Needless to say, this “is” cries out to be disambiguated, to reveal whether or not what these sentences are asserting is even possibly true. It seems that we can’t read it as identity, though, as it has properties that differ from those of each of the three persons – this essence thing neither begets, nor is begotten, nor proceeds. On the other hand, “they are not different realities, but rather that which is the Father is the Son and the holy Spirit, altogether the same” seems to imply that Father, Son, and Spirit are just three names for one self-identical thing, presumably this individual essence. Could this be “numerical identity” which isn’t, and doesn’t imply what logicians normally call identity? Hard to say – depends on exactly what relation that is supposed to be.

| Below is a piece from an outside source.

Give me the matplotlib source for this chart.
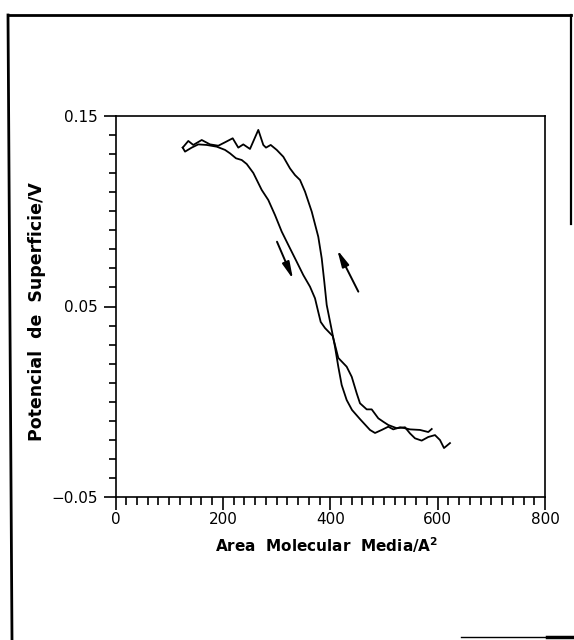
import matplotlib
matplotlib.use('Agg')
from matplotlib import pyplot as plt
from matplotlib.lines import Line2D
from matplotlib.ticker import MultipleLocator


# Potencial de superficie frente a area molecular media (ciclo de histeresis)

# curva de la derecha (con el pico arriba)
area_a = [125.2, 135.6, 144.9, 160.6, 176.0, 191.5, 204.0, 218.3, 228.7, 238.0,
          250.5, 266.0, 275.3, 280.3, 289.1, 300.3, 312.6, 325.0, 334.3, 343.7,
          353.0, 365.5, 377.7, 384.1, 388.9, 393.4, 402.7, 408.8, 415.0, 421.3,
          430.6, 440.5, 455.4, 474.0, 483.4, 495.8, 508.1, 517.4, 529.9, 539.2,
          548.5, 567.2, 582.6, 589.0]
pot_a = [0.1334, 0.1369, 0.1348, 0.1374, 0.1351, 0.1344, 0.1362, 0.1383, 0.1334, 0.1351,
         0.1327, 0.1427, 0.1348, 0.1334, 0.1348, 0.1322, 0.1286, 0.1225, 0.1190, 0.1164,
         0.1103, 0.0998, 0.0866, 0.0753, 0.0630, 0.0508, 0.0377, 0.0289, 0.0184, 0.0088,
         0.0009, -0.0043, -0.0091, -0.0148, -0.0164, -0.0148, -0.0131, -0.0145, -0.0134, -0.0139,
         -0.0145, -0.0148, -0.0159, -0.0143]

# curva de la izquierda (bajada mas suave)
area_b = [125.2, 129.5, 141.9, 154.2, 169.9, 188.5, 204.0, 213.3, 224.4, 235.1,
          244.4, 256.7, 272.3, 284.6, 297.1, 309.6, 321.9, 337.5, 349.8, 362.3,
          371.6, 377.7, 382.2, 390.2, 404.6, 415.0, 430.6, 440.0, 449.3, 455.4,
          467.9, 477.2, 489.5, 498.8, 508.1, 523.8, 539.2, 548.5, 557.9, 570.3,
          582.6, 595.1, 604.4, 611.9, 623.0]
pot_b = [0.1334, 0.1313, 0.1334, 0.1351, 0.1348, 0.1339, 0.1322, 0.1304, 0.1278, 0.1269,
         0.1248, 0.1201, 0.1112, 0.1059, 0.0980, 0.0893, 0.0823, 0.0735, 0.0665, 0.0604,
         0.0543, 0.0471, 0.0419, 0.0387, 0.0345, 0.0230, 0.0184, 0.0131, 0.0044, -0.0008,
         -0.0040, -0.0040, -0.0087, -0.0105, -0.0122, -0.0139, -0.0134, -0.0166, -0.0192, -0.0204,
         -0.0185, -0.0175, -0.0201, -0.0243, -0.0217]

# flechas: (inicio, punta)
arrow_down = [(300.8, 0.0840), (330.6, 0.0644)]
arrow_up = [(452.3, 0.0578), (413.1, 0.0797)]

xticks = [0, 200, 400, 600, 800]
yticks = [-0.05, 0.05, 0.15]
yticklabels = ['\u22120.05', '0.05', '0.15']

fig = plt.figure(figsize=(5.74, 6.4), dpi=100)
ax = fig.add_axes([115.5 / 574, 1 - 497 / 640, 429.5 / 574, 381 / 640])

ax.plot(area_a, pot_a, color='black', lw=1.3)
ax.plot(area_b, pot_b, color='black', lw=1.3)

for start, tip in [arrow_down, arrow_up]:
    ax.annotate('', xy=tip, xytext=start,
                arrowprops=dict(arrowstyle='-|>,head_length=1.0,head_width=0.22',
                                color='black', lw=1.4, shrinkA=0, shrinkB=0))

ax.set_xlim(0, 800)
ax.set_ylim(-0.05, 0.15)
ax.set_xticks(xticks)
ax.set_yticks(yticks)
ax.set_yticklabels(yticklabels)
ax.xaxis.set_minor_locator(MultipleLocator(20))
ax.yaxis.set_minor_locator(MultipleLocator(0.01))

ax.tick_params(axis='both', which='both', direction='out', width=1.2, colors='black')
ax.tick_params(axis='x', which='major', length=9, pad=1.5, labelsize=11)
ax.tick_params(axis='x', which='minor', length=6)
ax.tick_params(axis='y', which='major', length=9, pad=4, labelsize=11)
ax.tick_params(axis='y', which='minor', length=5)
ax.tick_params(top=False, right=False, which='both')
for s in ax.spines.values():
    s.set_linewidth(1.2)

fig.text(327 / 574, 1 - 545 / 640, r'Area  Molecular  Media/A$^{\mathbf{2}}$',
         ha='center', va='center', fontsize=11, fontweight='bold')
fig.text(37.5 / 574, 1 - 312 / 640, 'Potencial  de  Superficie/V',
         ha='center', va='center', rotation=90, fontsize=12.5, fontweight='bold')

# marco del recorte
def px_line(xs, ys, lw):
    fig.add_artist(Line2D([x / 574 for x in xs], [1 - y / 640 for y in ys],
                          color='black', lw=lw, transform=fig.transFigure))

px_line([8, 571], [15, 15], 2.0)
px_line([8, 12], [15, 640], 2.0)
px_line([571, 571], [15, 224], 1.6)
px_line([461, 574], [637, 637], 1.0)
px_line([547, 574], [637, 637], 2.5)

fig.savefig('out.png', dpi=100, facecolor='white')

The proof-texting of the claim that the Father “gave” his whole nature/essence to the Son strikes me as quite dodgy. First, even if the text says that, it would surely amount to reading much later interests back into the text. Second, they seem to be referring to John 10:29, which in the NIV reads: “My Father, who has given them to me, is greater than all; no one can snatch them out of my Father’s hand.” I take it there’s a problem either with the text or the translation of the Latin Vulgate here, though I haven’t verified this.
The treatment of John 17:11 (“that they may be one as we are one”) seems humorously ad hoc. Well, at least it’d be humorous if they weren’t prepared to have people who disagreed killed, either by the secular authorities, or by professing Christians on a murderous anti-heresy Crusade (in Europe, rather than the Holy Land). As for Joachim, as it says, he managed to cave in quickly and completely enough to save himself.